At this point, 1962, armed propaganda didn’t do much to reach either goal and although Mandela, in partnership with Joe Slovo, had written a document for armed struggle, called Operation Mayibuye, and cadres of struggle soldiers were sent out of South Africa for military training, the arrests at Rivonia crippled the struggle for almost a decade.  Yet even at trial Nelson Mandela was a revolutionary – his message certainly wasn’t peace and love.  His now famous speech in the court deserves repeating.

During my lifetime I have dedicated myself to this struggle of the African people. I have fought against white domination, and I have fought against black domination. I have cherished the ideal of a democratic and free society in which all persons live together in harmony and with equal opportunities. It is an ideal which I hope to live for and to achieve. But if needs be, it is an ideal for which I am prepared to die.

Mandela went to Robben Island prison in 1964 and would not see freedom until 1990.  In fact, his face was not even seen in a photograph again until 1988 – representation of the totality of apartheid.  His interactions in prison, however, were both revolutionary and human, and in spite of the harsh conditions he faced he was involved in political conversations across the boundaries of competing struggle organizations and was very much part of what prisoners referred to as Robben Island: Our University.

But Nelson Mandela spent the struggle years in prison and it was comrades like Oliver Tambo, Chris Hani, Joe Slovo, Pallo Jordan, Ronnie Kasrils and younger MK soldiers that continued the struggle-in-exile.  Within South Africa black people on the ground and the in country exemplification of the ANC, the United Democratic Front, kept the struggle alive.  But by the mid-eighties Nelson Mandela was part of the conversations with the apartheid regime and he was released in 1990.  It must be remembered that South Africa did not have a successful armed revolution, but rather a negotiated settlement.  And this is where Nelson Mandela becomes a politician.

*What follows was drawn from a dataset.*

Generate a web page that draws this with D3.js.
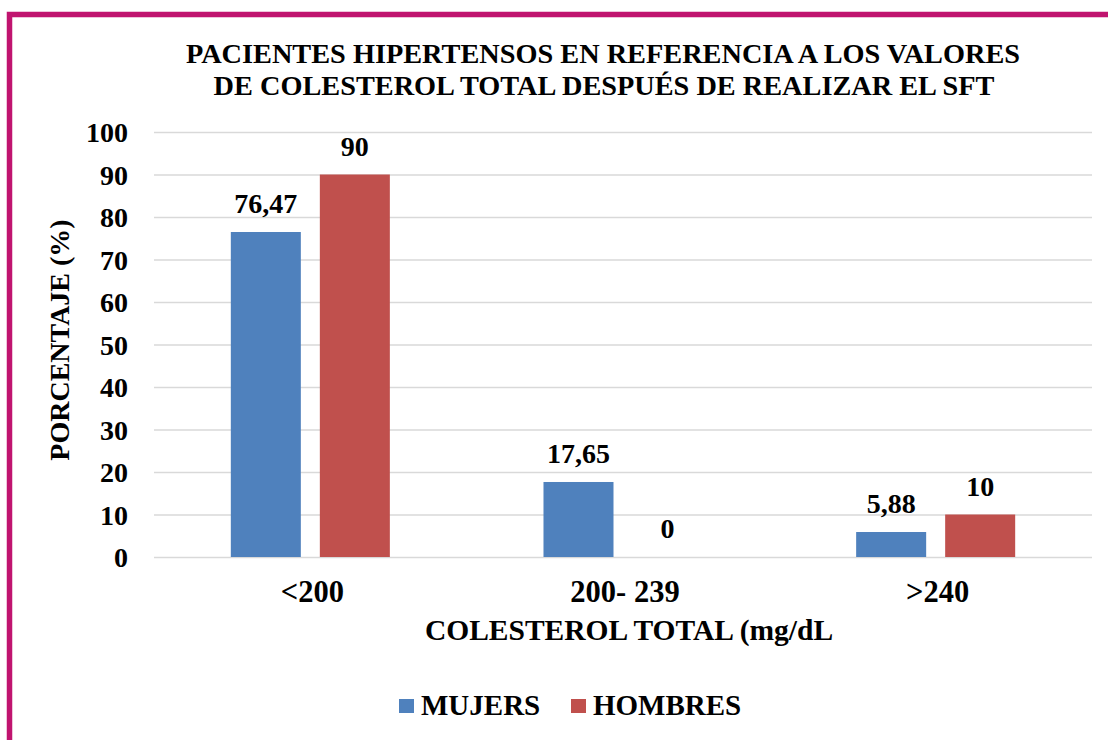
<!DOCTYPE html>
<html>
<head>
<meta charset="utf-8">
<script src="https://cdn.jsdelivr.net/npm/d3@7"></script>
</head>
<body style="margin:0">
<script>

let width = 1108,
    height = 740;

// data
let categories = ["<200", "200- 239", ">240"];
let seriesNames = ["MUJERS", "HOMBRES"];
let mujeres = [76.47, 17.65, 5.88];
let hombres = [90, 0, 10];
let valueLabels = [["76,47", "17,65", "5,88"], ["90", "0", "10"]];
let yTicks = [0, 10, 20, 30, 40, 50, 60, 70, 80, 90, 100];
let colors = ["#4F81BD", "#C0504D"];

let plot = { left: 154, right: 1092, top: 132, bottom: 557 };

let svg = d3.select("body").append("svg")
    .attr("width", width)
    .attr("height", height);

svg.append("rect")
    .attr("width", width).attr("height", height)
    .attr("fill", "#fff");

// magenta frame
svg.append("rect")
    .attr("x", 9.5).attr("y", 14.5)
    .attr("width", 1200).attr("height", 800)
    .attr("fill", "none")
    .attr("stroke", "#C0146F")
    .attr("stroke-width", 5.5);

let y = d3.scaleLinear().domain([0, 100]).range([plot.bottom, plot.top]);

let x0 = d3.scaleBand().domain(categories).range([plot.left, plot.right]).padding(0);
let x1 = d3.scaleBand().domain(seriesNames).range([0, x0.bandwidth()])
    .paddingInner(0.2135).paddingOuter(0.863);

function serif(sel, size) {
  sel.style("font-family", "'Liberation Serif'")
     .attr("font-weight", "bold")
     .attr("font-size", size || 28)
     .attr("fill", "#000");
}

// grid + y ticks
let yAxis = svg.append("g")
    .attr("transform", "translate(" + plot.left + ",0)")
    .call(d3.axisLeft(y).tickValues(yTicks).tickSize(-(plot.right - plot.left)).tickPadding(26));
yAxis.select(".domain").remove();
yAxis.selectAll(".tick line").attr("stroke", "#d9d9d9").attr("stroke-width", 1.5);
yAxis.selectAll(".tick text").attr("dy", "0.35em").call(serif, 28);

// bars
let rows = categories.map(function(c, i) {
  return { cat: c, values: [mujeres[i], hombres[i]], labels: [valueLabels[0][i], valueLabels[1][i]] };
});

let groups = svg.selectAll(".grp")
    .data(rows)
    .enter().append("g")
    .attr("class", "grp")
    .attr("transform", function(d) { return "translate(" + x0(d.cat) + ",0)"; });

groups.selectAll("rect")
    .data(function(d) { return d.values.map(function(v, j) { return { s: seriesNames[j], v: v, j: j }; }); })
    .enter().append("rect")
    .attr("x", function(d) { return x1(d.s); })
    .attr("width", x1.bandwidth())
    .attr("y", function(d) { return y(d.v); })
    .attr("height", function(d) { return y(0) - y(d.v); })
    .attr("fill", function(d) { return colors[d.j]; });

groups.selectAll(".lbl")
    .data(function(d) { return d.values.map(function(v, j) { return { s: seriesNames[j], v: v, t: d.labels[j] }; }); })
    .enter().append("text")
    .attr("class", "lbl")
    .attr("x", function(d) { return x1(d.s) + x1.bandwidth() / 2; })
    .attr("y", function(d) { return y(d.v) - 19; })
    .attr("text-anchor", "middle")
    .call(serif, 28)
    .text(function(d) { return d.t; });

// category labels
let xAxis = svg.append("g")
    .attr("transform", "translate(0," + plot.bottom + ")")
    .call(d3.axisBottom(x0).tickSize(0).tickPadding(0));
xAxis.select(".domain").remove();
xAxis.selectAll(".tick text")
    .attr("x", 2).attr("y", 45).attr("dy", 0)
    .call(serif, 30.5);

// titles
svg.append("text")
    .attr("x", 603).attr("y", 63)
    .attr("text-anchor", "middle").call(serif, 28.3)
    .text("PACIENTES HIPERTENSOS EN REFERENCIA A LOS VALORES");
svg.append("text")
    .attr("x", 604).attr("y", 95)
    .attr("text-anchor", "middle").call(serif, 28.3)
    .text("DE COLESTEROL TOTAL DESPUÉS DE REALIZAR EL SFT");

svg.append("text")
    .attr("transform", "translate(69,340) rotate(-90)")
    .attr("text-anchor", "middle").call(serif, 28)
    .text("PORCENTAJE (%)");

svg.append("text")
    .attr("x", 629).attr("y", 640)
    .attr("text-anchor", "middle").call(serif, 29.5)
    .text("COLESTEROL TOTAL (mg/dL");

// legend
let legendX = [399, 571];
let legend = svg.selectAll(".leg")
    .data(seriesNames)
    .enter().append("g")
    .attr("class", "leg")
    .attr("transform", function(d, i) { return "translate(" + legendX[i] + ",699)"; });
legend.append("rect")
    .attr("width", 15).attr("height", 14)
    .attr("fill", function(d, i) { return colors[i]; });
legend.append("text")
    .attr("x", 22).attr("y", 16)
    .call(serif, 29)
    .text(function(d) { return d; });

</script>
</body>
</html>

So while I do not begrudge the peace and love eulogies nor question the magnitude of the end of organized and legislative apartheid in South Africa, I again think that it is important to view Madiba with more complexity.  No one will ever claim that the negotiations with the apartheid regime were easy and it is here where Mandela’s brilliance as a politician comes front and center.  Yes, it was important that he publicly stood up to DeKlerk.  But one has to question whether these clashes played well for both men within their own constituencies.  We have to also wonder at which point the United States, United Kingdom, the World Bank and the International Monetary Fund entered negotiations about negotiations.  Because the formal negotiations between the ANC and the apartheid regime is where Mandela’s political brilliance is paramount.  Nelson Mandela basically sidelined (albeit temporarily) Thabo Mbeki and chose three negotiators that represented the far left of the struggle – Cyril Ramphosa then of the Mineworkers Union and Joe Slovo and Mac Maharaj from the South African Communist Party.  Did Madiba know that selling what would surely become a neo-liberal transition to the struggle left was more difficult that negotiating with the enemy?  Did Madiba know that he needed Joe Slovo to proclaim the sunset clauses that would protect the jobs of apartheid regime bureaucrats?  Again a question – but one surely worth asking.

What we do know is that neo-liberalism came with vengeance to South Africa and that the ANC and President Mandela became partners with the west. But we also know that in the early struggle years Nelson Mandela was a revolutionary who believed and fought for a people’s democracy.  So even if there is much more complexity than the present eulogies exhibit – Madiba is still deserving.  And the hope, at least from my perspective, is that the love of people that these Hallmark eulogies proclaim, will lead to 1980s struggle conversations and actions that address the class disparity, lack of services, freedom of press issues, and corruption that exist today in South Africa.